-- BEGIN MATERIAL --

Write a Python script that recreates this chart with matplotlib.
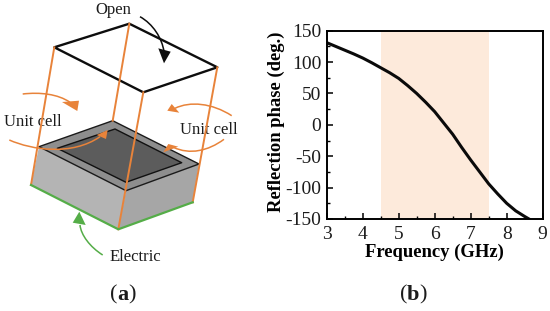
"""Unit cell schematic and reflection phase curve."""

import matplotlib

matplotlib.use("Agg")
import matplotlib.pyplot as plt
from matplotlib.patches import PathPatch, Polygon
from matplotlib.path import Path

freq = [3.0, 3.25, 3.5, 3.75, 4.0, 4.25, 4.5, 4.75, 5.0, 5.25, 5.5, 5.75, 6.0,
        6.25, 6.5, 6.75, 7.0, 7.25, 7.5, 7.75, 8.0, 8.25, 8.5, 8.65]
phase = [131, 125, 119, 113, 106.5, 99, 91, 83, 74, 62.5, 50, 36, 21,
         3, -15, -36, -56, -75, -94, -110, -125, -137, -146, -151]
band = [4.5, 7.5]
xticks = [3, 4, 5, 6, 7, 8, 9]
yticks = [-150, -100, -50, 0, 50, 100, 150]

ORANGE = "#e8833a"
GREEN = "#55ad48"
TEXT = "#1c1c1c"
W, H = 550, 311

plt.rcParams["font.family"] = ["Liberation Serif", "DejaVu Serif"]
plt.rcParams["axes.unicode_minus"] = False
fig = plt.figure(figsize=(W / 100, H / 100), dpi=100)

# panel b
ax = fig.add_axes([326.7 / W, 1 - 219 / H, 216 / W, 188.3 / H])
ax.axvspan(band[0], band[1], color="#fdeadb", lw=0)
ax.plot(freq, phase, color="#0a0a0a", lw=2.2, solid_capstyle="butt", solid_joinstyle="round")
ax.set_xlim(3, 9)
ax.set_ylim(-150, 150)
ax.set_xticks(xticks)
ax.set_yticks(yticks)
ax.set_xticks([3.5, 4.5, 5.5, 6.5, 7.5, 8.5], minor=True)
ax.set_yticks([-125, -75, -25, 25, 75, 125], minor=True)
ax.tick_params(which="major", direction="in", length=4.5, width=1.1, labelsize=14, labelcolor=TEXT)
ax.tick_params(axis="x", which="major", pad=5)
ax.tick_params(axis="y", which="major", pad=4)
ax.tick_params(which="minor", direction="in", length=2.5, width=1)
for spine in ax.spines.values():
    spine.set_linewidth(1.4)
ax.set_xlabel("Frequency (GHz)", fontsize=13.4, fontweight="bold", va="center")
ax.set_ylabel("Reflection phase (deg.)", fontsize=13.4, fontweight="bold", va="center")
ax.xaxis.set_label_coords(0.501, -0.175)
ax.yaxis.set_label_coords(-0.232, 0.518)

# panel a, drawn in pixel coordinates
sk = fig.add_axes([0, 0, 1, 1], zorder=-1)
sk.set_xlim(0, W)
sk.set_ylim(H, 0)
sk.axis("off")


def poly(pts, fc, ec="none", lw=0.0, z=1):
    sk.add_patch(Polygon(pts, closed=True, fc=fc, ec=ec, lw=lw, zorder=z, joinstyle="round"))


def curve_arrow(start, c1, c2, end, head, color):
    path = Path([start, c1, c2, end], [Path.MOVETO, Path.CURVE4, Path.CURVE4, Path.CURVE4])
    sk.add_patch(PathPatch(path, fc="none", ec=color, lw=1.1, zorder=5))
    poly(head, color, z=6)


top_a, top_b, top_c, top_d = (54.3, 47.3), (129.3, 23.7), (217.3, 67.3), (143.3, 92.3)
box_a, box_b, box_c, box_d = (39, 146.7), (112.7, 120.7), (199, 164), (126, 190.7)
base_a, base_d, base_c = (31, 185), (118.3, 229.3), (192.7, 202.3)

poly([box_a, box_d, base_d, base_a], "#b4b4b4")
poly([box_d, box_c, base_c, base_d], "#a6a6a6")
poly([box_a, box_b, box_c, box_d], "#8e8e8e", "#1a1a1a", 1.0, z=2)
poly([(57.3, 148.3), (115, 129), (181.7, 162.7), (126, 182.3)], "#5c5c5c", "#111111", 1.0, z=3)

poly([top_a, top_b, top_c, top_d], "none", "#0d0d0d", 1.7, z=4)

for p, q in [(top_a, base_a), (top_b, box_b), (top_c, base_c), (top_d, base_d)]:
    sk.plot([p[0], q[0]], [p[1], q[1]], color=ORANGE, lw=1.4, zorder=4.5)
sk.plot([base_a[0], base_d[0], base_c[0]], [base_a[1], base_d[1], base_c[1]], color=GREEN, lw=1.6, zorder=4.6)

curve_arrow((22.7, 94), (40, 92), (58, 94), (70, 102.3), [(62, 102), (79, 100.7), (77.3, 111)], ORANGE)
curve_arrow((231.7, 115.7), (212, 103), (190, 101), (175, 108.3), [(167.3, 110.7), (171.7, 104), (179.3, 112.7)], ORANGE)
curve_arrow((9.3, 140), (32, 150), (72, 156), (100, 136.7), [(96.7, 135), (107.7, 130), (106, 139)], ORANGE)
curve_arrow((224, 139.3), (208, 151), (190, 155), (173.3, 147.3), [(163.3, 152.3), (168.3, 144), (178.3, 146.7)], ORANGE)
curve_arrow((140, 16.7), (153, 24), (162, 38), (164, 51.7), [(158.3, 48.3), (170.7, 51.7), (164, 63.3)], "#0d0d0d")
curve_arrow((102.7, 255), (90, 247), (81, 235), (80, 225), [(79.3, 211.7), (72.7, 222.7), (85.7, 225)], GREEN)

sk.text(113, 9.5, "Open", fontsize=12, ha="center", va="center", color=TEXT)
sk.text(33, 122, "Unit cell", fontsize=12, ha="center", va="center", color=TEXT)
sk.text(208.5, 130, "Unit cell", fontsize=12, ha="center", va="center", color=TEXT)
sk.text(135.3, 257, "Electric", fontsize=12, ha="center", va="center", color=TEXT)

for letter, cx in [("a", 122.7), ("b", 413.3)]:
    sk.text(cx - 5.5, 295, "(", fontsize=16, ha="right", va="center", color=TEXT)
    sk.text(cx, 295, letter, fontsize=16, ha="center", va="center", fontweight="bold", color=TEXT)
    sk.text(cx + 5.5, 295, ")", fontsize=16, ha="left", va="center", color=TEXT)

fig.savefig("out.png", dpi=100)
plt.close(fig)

-- END MATERIAL --

* [AIM]: For the data above, state only how many lines include the word "matplotlib".

* [SOLUTION]: 6